Milli Takımızın İsveç'te aldığı 1 puan fevkalade. Hele Azerbaycan'ı yenersek, daha da fevkalade olacak. Çünkü aynı anda Slovakya ile İsveç karşılaşacaklar ve birinin ya da ikisinin kayıpları olacak.
İsveç, teknik olarak belki bizim ayarımızda değil. Ancak sahada yayılışları, futbol düşünceleri bizden üstün. Becerili, işi çözecek adamları yok. Bizim de yok. İsveç'e karşı kötü oynadık. Çok da kötü bir gol yedik. Rüştü klasındaki bir kalecinin bu tür gol yememesi lazım.
Peki neden bu kadar kötü oynadık? Çünkü biz futbol oynamak için gereken temel bilgilerden yoksunuz. Bir kere her topu ileriye vuruyoruz. Deplasmanda oynarken hâlâ bir korku içindeyiz. İleriye vurduğumuz her top rakip tarafından kalemize tehlike olarak dönüyor. Baskı da bundan doğuyor. Milli Takımımız'da uzun ve ayağa top atan adam yok. Bu tip paslar ya fazla uzun gidiyor, ya da rakip kesiyor.

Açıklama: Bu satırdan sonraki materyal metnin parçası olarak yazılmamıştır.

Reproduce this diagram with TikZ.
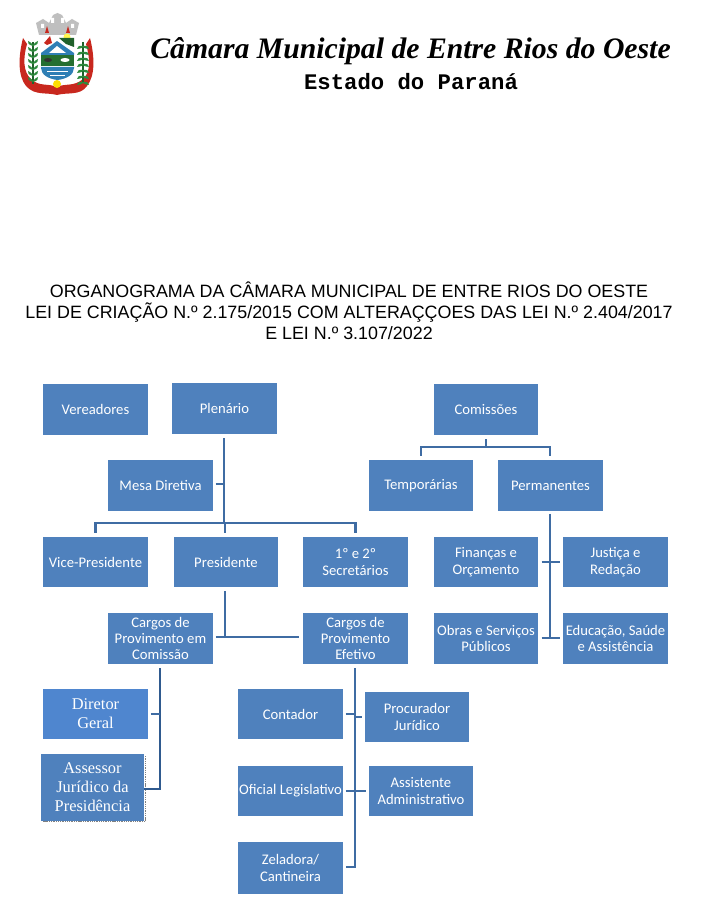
\documentclass[tikz,border=0pt]{standalone}
\usepackage{fontspec}
\setmainfont{Carlito}
\newfontfamily\timesf{Liberation Serif}
\newfontfamily\arialf{Liberation Sans}
\newfontfamily\courf{Liberation Mono}
\usetikzlibrary{calc}
\definecolor{boxblue}{HTML}{4F81BD}
\definecolor{lightblue}{HTML}{4F86CF}
\definecolor{linkblue}{HTML}{3F6CA3}
\definecolor{darklink}{HTML}{2F5A8F}
\definecolor{logored}{HTML}{C8281E}
\definecolor{logogreen}{HTML}{2E8B3D}
\definecolor{logosky}{HTML}{2F7FB5}
\tikzset{
  box/.style={fill=boxblue,draw=none,text=white,align=center,inner sep=0pt,
    font=\fontsize{11}{12.3}\selectfont},
  boxserif/.style={box,font=\timesf\fontsize{12.3}{14.3}\selectfont},
  link/.style={draw=linkblue,line width=2pt},
  strong/.style={draw=darklink,line width=2.2pt},
  heading/.style={inner sep=0pt,font=\arialf\fontsize{13.4}{15.7}\selectfont,align=center},
  leaf/.style={fill=logogreen,draw=none},
}
% \bx[style]{name}{x1}{y1}{x2}{y2}{text}
\newcommand{\bx}[7][box]{%
  \node[#1,minimum width={(#5-#3)*0.75pt},minimum height={(#6-#4)*0.75pt}] (#2) at ({(#3+#5)/2},{(#4+#6)/2}) {#7};}
\begin{document}
\begin{tikzpicture}[x=0.75pt,y=-0.75pt]
\useasboundingbox (0,0) rectangle (707,906);
\fill[white] (0,0) rectangle (707,906);

% ---- coat of arms ----
\begin{scope}
  % ribbon
  \fill[logored] (23,38) .. controls (18,58) and (18,76) .. (26,86)
     .. controls (35,96) and (46,92) .. (57,95) .. controls (68,92) and (80,96) .. (87,86)
     .. controls (95,76) and (95,58) .. (90,38) -- (86,44)
     .. controls (90,58) and (91,72) .. (83,79) .. controls (74,87) and (65,83) .. (57,87)
     .. controls (48,83) and (39,87) .. (31,79) .. controls (23,72) and (23,58) .. (27,44) -- cycle;
  % crown
  \fill[gray!50] (36,23) -- (39,35) -- (76,35) -- (79,23) -- (72,19) -- (66,23) -- (62,15) -- (57.5,13) -- (53,15) -- (49,23) -- (43,19) -- cycle;
  \fill[white] (41,24) rectangle (44,28) (51,18) rectangle (54,23) (61,18) rectangle (64,23) (71,24) rectangle (74,28);
  \fill[logored] (45,33) -- (47,26) -- (49,33) -- cycle (66,33) -- (68,26) -- (70,33) -- cycle;
  % shield
  \fill[white] (40,36) -- (75,36) -- (75,68) .. controls (75,76) and (66,80) .. (57.5,81) .. controls (49,80) and (40,76) .. (40,68) -- cycle;
  % landscape
  \fill[yellow!70!white] (67,37) circle (3.5);
  \fill[logored] (44,43) -- (50,36) -- (52,43) -- (47,45) -- cycle;
  \fill[logogreen!70!black] (59,38) -- (74,38) -- (74,47) -- (66,44) -- cycle;
  \fill[logosky] (41,53) -- (57,41) -- (74,53) -- (74,55) -- (41,55) -- cycle;
  \fill[white] (49,53) -- (57,46) -- (66,53) -- cycle;
  \fill[logogreen!80!black] (41,55) rectangle (74,66);
  \fill[black!80] (48,60) ellipse (4 and 2);
  \fill[white] (65,60) ellipse (4.5 and 2);
  \fill[logosky] (41,67) -- (74,67) -- (74,68) .. controls (74,75) and (66,79) .. (57.5,80) .. controls (49,79) and (41,75) .. (41,68) -- cycle;
  \draw[white,line width=0.5pt] (47,71) -- (68,71) (50,75) -- (65,75);
  % plants
  \draw[logogreen!70!black,line width=1pt] (33,42) -- (33,84);
  \draw[logogreen!70!black,line width=1pt] (83,42) -- (83,82);
  \foreach \q in {46,52,...,82} {
    \fill[leaf] (33,\q) .. controls (29,\q-1) and (27,\q-3) .. (28,\q-5) .. controls (30,\q-4) and (32,\q-3) .. (33,\q-1) -- cycle;
    \fill[leaf] (33,\q) .. controls (37,\q-1) and (39,\q-3) .. (38,\q-5) .. controls (36,\q-4) and (34,\q-3) .. (33,\q-1) -- cycle;
    \fill[leaf] (83,\q) .. controls (79,\q-1) and (77,\q+1) .. (77,\q+3) .. controls (80,\q+3) and (82,\q+2) .. (83,\q+1) -- cycle;
    \fill[leaf] (83,\q) .. controls (87,\q-1) and (89,\q+1) .. (89,\q+3) .. controls (86,\q+3) and (84,\q+2) .. (83,\q+1) -- cycle;
  }
  % flower
  \fill[yellow!80!orange] (57,84) circle (4);
\end{scope}

% ---- page head ----
\node[inner sep=0pt,anchor=base] (head) at (410.5,58.5) {\timesf\bfseries\itshape\fontsize{22.3}{25}\selectfont Câmara Municipal de Entre Rios do Oeste};
\node[inner sep=0pt,anchor=base] (state) at (411,89.5) {\courf\bfseries\fontsize{16.7}{19}\selectfont Estado do Paraná};

\node[heading] (title) at (349,311) {ORGANOGRAMA DA CÂMARA MUNICIPAL DE ENTRE RIOS DO OESTE\\LEI DE CRIAÇÃO N.º 2.175/2015 COM ALTERAÇÇOES DAS LEI N.º 2.404/2017\\E LEI N.º 3.107/2022};

% ---- boxes ----
\bx{vereadores}{43}{384}{148}{435}{Vereadores}
\bx{plenario}{172}{383}{277}{434}{Plenário}
\bx{comissoes}{434}{384}{538}{435}{Comissões}
\bx{mesa}{108}{460}{213}{511}{Mesa Diretiva}
\bx{temporarias}{369}{460}{473}{511}{Temporárias}
\bx{permanentes}{498}{460}{603}{511}{Permanentes}
\bx{vice}{43}{537}{148}{587}{Vice-Presidente}
\bx{presidente}{174}{537}{278}{587}{Presidente}
\bx{secretarios}{303}{537}{408}{587}{1º e 2º\\Secretários}
\bx{financas}{434}{537}{538}{587}{Finanças e\\Orçamento}
\bx{justica}{563}{537}{668}{587}{Justiça e\\Redação}
\bx{cargoscom}{108}{613}{213}{664}{Cargos de\\Provimento em\\Comissão}
\bx{cargosef}{303}{613}{408}{664}{Cargos de\\Provimento\\Efetivo}
\bx{obras}{434}{613}{538}{664}{Obras e Serviços\\Públicos}
\bx{educacao}{563}{613}{668}{664}{Educação, Saúde\\e Assistência}
\bx[boxserif,fill=lightblue]{diretor}{43}{689}{148}{739}{Diretor\\Geral}
\draw[gray,line width=1pt,dash pattern=on 1pt off 0.7pt] (145.5,756) -- (145.5,821.5) -- (43,821.5);
\bx[boxserif]{assessor}{41}{754}{144}{821}{Assessor\\Jurídico da\\Presidência}
\bx{contador}{238}{689}{343}{739}{Contador}
\bx{procurador}{365}{692}{469}{742}{Procurador\\Jurídico}
\bx{oficial}{238}{766}{343}{816}{Oficial Legislativo}
\bx{assistente}{369}{766}{473}{816}{Assistente\\Administrativo}
\bx{zeladora}{238}{842}{343}{894}{Zeladora/\\Cantineira}

% ---- junctions ----
\coordinate (jtop) at (224,523);
\coordinate (jmesa) at (224,484);
\coordinate (jcargos) at (225,637);
\coordinate (jcom) at (486,447);
\coordinate (jperm) at (550,447);
\coordinate (jfin) at (550,562);
\coordinate (jobr) at (550,638);
\coordinate (jdir) at (160,714);
\coordinate (jass) at (160,789);
\coordinate (jcon) at (355,714);
\coordinate (jpro) at (355,717);
\coordinate (jofi) at (355,791);
\coordinate (jzel) at (355,867);

% ---- connectors ----
\draw[link] ([yshift=-3pt]jtop |- plenario.south) -- (jtop);
\draw[link] ([xshift=2pt]mesa.east |- jmesa) -- (jmesa);
\draw[link] ([yshift=3pt]vice.north) |- (jtop) -| ([yshift=3pt]secretarios.north);
\draw[link] ([yshift=3pt]jcargos |- presidente.north) |- (jtop);
\draw[link] ([yshift=-3pt]jcargos |- presidente.south) -- (jcargos);
\draw[link] ([xshift=2pt]cargoscom.east |- jcargos) -- ([xshift=-2.5pt]cargosef.west |- jcargos);
\draw[link] ([yshift=-3pt]comissoes.south) |- (jcom);
\draw[link] ([yshift=3pt]temporarias.north) |- (jcom) -- (jperm) -- ([yshift=3pt]jperm |- permanentes.north);
\draw[link] ([yshift=-2pt]jobr |- permanentes.south) -- (jobr);
\draw[link] ([xshift=2.5pt]financas.east |- jfin) -- ([xshift=-2pt]justica.west |- jfin);
\draw[link] ([xshift=2.5pt]obras.east |- jobr) -- ([xshift=-2pt]educacao.west |- jobr);
\draw[strong] ([yshift=-3pt]jass |- cargoscom.south) -- (jass) -- (assessor.east |- jass);
\draw[link] ([xshift=2pt]diretor.east |- jdir) -- (jdir);
\draw[link] ([yshift=-3pt]jzel |- cargosef.south) -- (jzel) -- ([xshift=2pt]zeladora.east |- jzel);
\draw[link] ([xshift=2pt]contador.east |- jcon) -- (jcon);
\draw[link] (jpro) -- ([xshift=-2pt]procurador.west |- jpro);
\draw[link] ([xshift=2pt]oficial.east |- jofi) -- ([xshift=-2pt]assistente.west |- jofi);
\end{tikzpicture}
\end{document}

Topu böyle çabuk kaybeden, topun kıymetini bilmeyen takım bir yere kadar gider, sonra durur. Mücadele ediyoruz, fizik olarak İsveç'ten aşağı kalır yanımız yok. İyi niyetimiz de onlardan fazla. Daha bir kalpten oynuyoruz. Gerekirse riske de ediyoruz. Ama 2-3 metreden pası arkadaşımıza atamıyoruz. Hele mesafe 15-20 metreye çıkınca hiç atamıyoruz. İleriye şişiriyoruz, hepsini rakibe veriyoruz, sonra da panikliyoruz.
Kazanmak isteyen takım, topu dan - dun ileriye şişirmez. Topu kullanmaya bakar. Top sendeyken pozisyon yaratabilirsin, rakipteyken değil.
Dış sahada alınan bu 1 puan, aynı rakibi sahanda yenersen bir anlam taşır. Okan ile Emre'nin oynamaması da büyük bir kayıptı tabii. Bunlar becerili oyuncular. Orta sahada mücadele eden ve gol atabilen oyuncular.
Ergün'ün kaçırdığı gol tamamen şansızlık. Bazen böyle şeyler olur. Top hiç düşünmediğiniz bir yere gider.
Azerbaycan'daki maçı kazanacak güçteyiz, kazanmalıyız da... Ama rakibi küçümsemeden oynamalıyız. Pozisyonlar üretmeli, goller kazanmalıyız. Bir sürprize yol açmamalıyız.